I am struck by the fact that, despite the general power, I have been deluged with requests from councils and other organisations to request specific powers and duties to be put in the Bill. Clearly, they share the same concerns that the general power of competence simply will not do the job. I was particularly struck by an approach made to me by councillors in Cambridge who, like councillors across the country, are seeking to protect the special character of a shopping street, Mill Road. They are not confident that the general power will give them enough power to override the 2,500 pages of existing planning law, which they believe prevent them from taking the steps that they need to take in order to preserve the special character of the street. I am not at all sure that the changes to the planning system in this Bill will give councils the flexibility that they need to manage their streets in the way that their citizens want. I am sure that we will spend a lot of time on this issue in Committee but it seems to me that if the Localism Bill does not allow councils to protect cherished local neighbourhoods and facilities, it will have failed.

The actions of local government are too often bounded by what they have a statutory duty to do and by what they are barred from doing by other regulations. We need to create more space in the middle, a discretionary space, where councils can do as they see fit.
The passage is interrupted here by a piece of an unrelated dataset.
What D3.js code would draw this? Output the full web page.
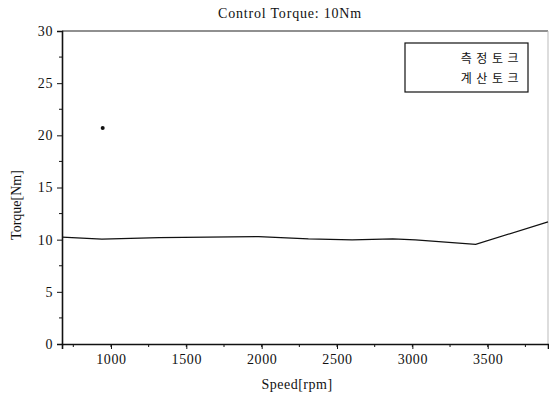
<!DOCTYPE html>
<html>
<head>
<meta charset="utf-8">
<script src="https://cdnjs.cloudflare.com/ajax/libs/d3/7.8.5/d3.min.js"></script>
<style>
body { margin: 0; background: #fff; }
svg { display: block; }
text { fill: #111; }
.axis path, .axis line { stroke: #111; }
</style>
</head>
<body>
<svg></svg>
<script>
// measured torque (single point) and calculated torque (line)
var measuredSpeed = [945];
var measuredTorque = [20.7];
var calcSpeed = [675, 940, 1320, 1980, 2310, 2600, 2870, 3020, 3420, 3900];
var calcTorque = [10.25, 10.05, 10.2, 10.3, 10.08, 9.98, 10.08, 9.98, 9.55, 11.7];
var xTicks = [1000, 1500, 2000, 2500, 3000, 3500];
var yTicks = [0, 5, 10, 15, 20, 25, 30];
var legendLabels = ["측정토크", "계산토크"];

var screen = {width: 549, height: 400};
var margins = {top: 31, right: 1, bottom: 56, left: 62};
var width = screen.width - margins.left - margins.right;
var height = screen.height - margins.top - margins.bottom;

var serif = "'Liberation Serif', 'DejaVu Serif', serif";

var svg = d3.select("svg")
    .attr("width", screen.width)
    .attr("height", screen.height);

var xScale = d3.scaleLinear().domain([675, 3900]).range([0, width]);
var yScale = d3.scaleLinear().domain([0, 30]).range([height, 0]);

var g = svg.append("g")
    .attr("transform", "translate(" + margins.left + "," + margins.top + ")");

// frame top and right
g.append("line").attr("x1", 0).attr("x2", width).attr("y1", 0).attr("y2", 0)
    .attr("stroke", "#222").attr("stroke-width", 1.2);
g.append("line").attr("x1", width).attr("x2", width).attr("y1", 0).attr("y2", height)
    .attr("stroke", "#bbb").attr("stroke-width", 1);

// minor ticks
var xMinor = d3.range(750, 3900, 250);
g.append("g").selectAll("line").data(xMinor).enter().append("line")
    .attr("x1", function(d) { return xScale(d); })
    .attr("x2", function(d) { return xScale(d); })
    .attr("y1", height).attr("y2", height + 3)
    .attr("stroke", "#111");
var yMinor = d3.range(2.5, 30, 5);
g.append("g").selectAll("line").data(yMinor).enter().append("line")
    .attr("x1", -3).attr("x2", 0)
    .attr("y1", function(d) { return yScale(d); })
    .attr("y2", function(d) { return yScale(d); })
    .attr("stroke", "#111");

var xAxis = d3.axisBottom(xScale).tickValues(xTicks).tickSize(5).tickPadding(5).tickFormat(d3.format("d"));
var yAxis = d3.axisLeft(yScale).tickValues(yTicks).tickSize(5).tickPadding(4);

var gx = g.append("g").classed("axis", true)
    .attr("transform", "translate(0," + height + ")")
    .call(xAxis)
    .attr("font-family", serif)
    .attr("font-size", 14);
gx.select(".domain").attr("stroke-width", 1.6);
gx.selectAll("text").attr("letter-spacing", 0.6);

var gy = g.append("g").classed("axis", true)
    .call(yAxis)
    .attr("font-family", serif)
    .attr("font-size", 14);
gy.select(".domain").attr("stroke-width", 1.6);
gy.selectAll("text").attr("letter-spacing", 0.6);

// calculated torque line
var calc = calcSpeed.map(function(s, i) { return {x: s, y: calcTorque[i]}; });
g.append("path")
    .datum(calc)
    .attr("fill", "none")
    .attr("stroke", "#111")
    .attr("stroke-width", 1.2)
    .attr("d", d3.line().x(function(d) { return xScale(d.x); }).y(function(d) { return yScale(d.y); }));

// measured point
g.selectAll(".pt").data(measuredSpeed).enter().append("circle")
    .attr("class", "pt")
    .attr("cx", function(d) { return xScale(d); })
    .attr("cy", function(d, i) { return yScale(measuredTorque[i]); })
    .attr("r", 2)
    .attr("fill", "#111");

// legend
var lg = g.append("g").attr("transform", "translate(" + (405 - margins.left) + "," + (43 - margins.top) + ")");
lg.append("rect").attr("width", 123).attr("height", 49)
    .attr("fill", "#fff").attr("stroke", "#111").attr("stroke-width", 1.2);
lg.selectAll("text").data(legendLabels).enter().append("text")
    .attr("x", 118)
    .attr("y", function(d, i) { return 20 + i * 20; })
    .attr("text-anchor", "end")
    .attr("font-family", "Noto Sans CJK KR")
    .attr("font-size", 12)
    .attr("letter-spacing", 4.5)
    .text(function(d) { return d; });

// title and axis labels
svg.append("text")
    .attr("x", 290).attr("y", 18)
    .attr("text-anchor", "middle")
    .attr("font-family", serif)
    .attr("font-size", 14)
    .attr("letter-spacing", 0.8)
    .text("Control Torque: 10Nm");

svg.append("text")
    .attr("x", 297).attr("y", 389)
    .attr("text-anchor", "middle")
    .attr("font-family", serif)
    .attr("font-size", 14)
    .attr("letter-spacing", 0.5)
    .text("Speed[rpm]");

svg.append("text")
    .attr("transform", "translate(21,205) rotate(-90)")
    .attr("text-anchor", "middle")
    .attr("font-family", serif)
    .attr("font-size", 14)
    .text("Torque[Nm]");
</script>
</body>
</html>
If one looks simply at the six clauses in this Bill relating to assets of community value, there are 54 things on which the Secretary of State will need to issue regulations. In my view, this is a massive job creation programme for CLG civil servants and for parliamentary draftsmen.

The elephant in the room of course is money. While three-quarters of local authority spend comes from central government, it is inevitable that central government will seek to impose control. The very complexity of local finance will mean that if there are referenda on council tax increases, they will become just a sort of shouting match between central and local government—a battle of percentages—which in the end will freeze and turn off local voters. Given the cost of a council-wide referendum, what we have here is capping by any other name.

Genuine local accountability is impossible while this system persists. It goes to the heart of a healthy local democracy. A lack of clarity about financial responsibility, the maze of statutory provisions and the demise of the local press in many areas combine together to work against a responsive local democratic system. To my mind, this is made far worse by the bundling together of elections on the same day. I fought, and won, two county council elections on general election day. I speak from experience when I say how hard it is to get any oxygen for local issues when elections are fought concurrently. Of course, turnout is higher but, if many of the people turning out are paying no regard to local issues, the cause of local accountability is not enhanced at all. The devolved Assemblies in Scotland and Wales have been given the option to choose whether to hold elections on a day other than that of the general election. Perhaps we should think about local councils being given the same option. There is nothing magical about the first Thursday in May.

This Bill has some good points but it is overly bureaucratic and remains overly centralised. Let us hope that the Government are prepared to listen to what noble Lords have to say today and in Committee and are prepared to make some changes.